Following the apprehension of Umar Farouk Abdul Mutallab, an alleged suicide bomber who is reported to have been trained and equipped in Yemen, Michelle Shephard, writing in the Toronto Star, published excerpts of an interview she conducted with Bodine. Bodine criticized the withdrawal of support the USA was providing to enhance the governance and infrastructure in Yemen, warning against US unilateral military intervention there:
If we go in and make this our war ... it is suddenly going to become a war against us and we will lose it.

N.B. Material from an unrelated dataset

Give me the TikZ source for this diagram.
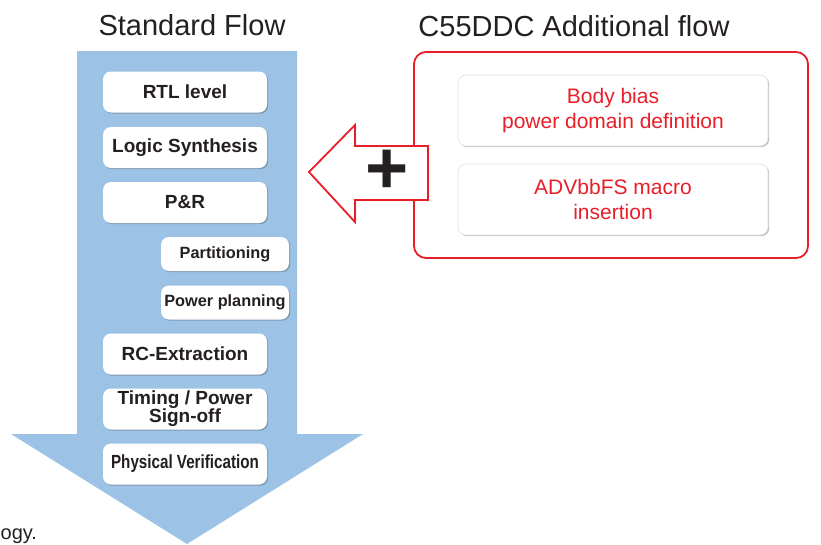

After serving in Yemen, Bodine became Diplomat in Residence at the University of California, Santa Barbara, until shortly before the 2003 invasion of Iraq. Bodine was appointed coordinator for central Iraq in charge of Baghdad by the Office of Reconstruction and Humanitarian Assistance (ORHA), which became the Coalition Provisional Authority (CPA) on April 21, 2003. She was removed from that position soon thereafter on May 11, 2003, when L. Paul Bremer was brought in to replace Retired General Jay Garner as CPA Administrator.
In the media
On September 8, 2006, Bodine complained in the Los Angeles Times about her portrayal in the controversial ABC docudrama The Path to 9/11. In an op-ed, Bodine wrote: "According to the mythmakers, a battle ensued between a cop obsessed with tracking down Osama bin Laden and a bureaucrat more concerned with the feelings of the host government than the fate of Americans and the realities of terrorism. I know this is false. I was there. I was the ambassador." The ABC miniseries compressed Bodine's role to a single extended scene suggesting she was dismissive, hostile, and vulgar toward John P. O'Neill from the moment of his arrival in Yemen. Broadcast worldwide on the fifth anniversary of 9/11 (9/10 and 9/11/2006), The Path to 9/11 was based on the official 9/11 Commission Report and other sources. ABC/Disney aired the film in the United States without commercial interruption, adding a disclaimer stating that it was "not a documentary", that various scenes were invented, and that narrative “time compression” was used. In the miniseries, Bodine was played by actress Patricia Heaton. O'Neill could not provide a balancing response to Bodine's comments because he was killed in the September 11 attack on the World Trade Center.
Bodine was interviewed in Charles H. Ferguson's 2007 documentary No End in Sight, and, as a guest on Real Time with Bill Maher, on September 3, 2007.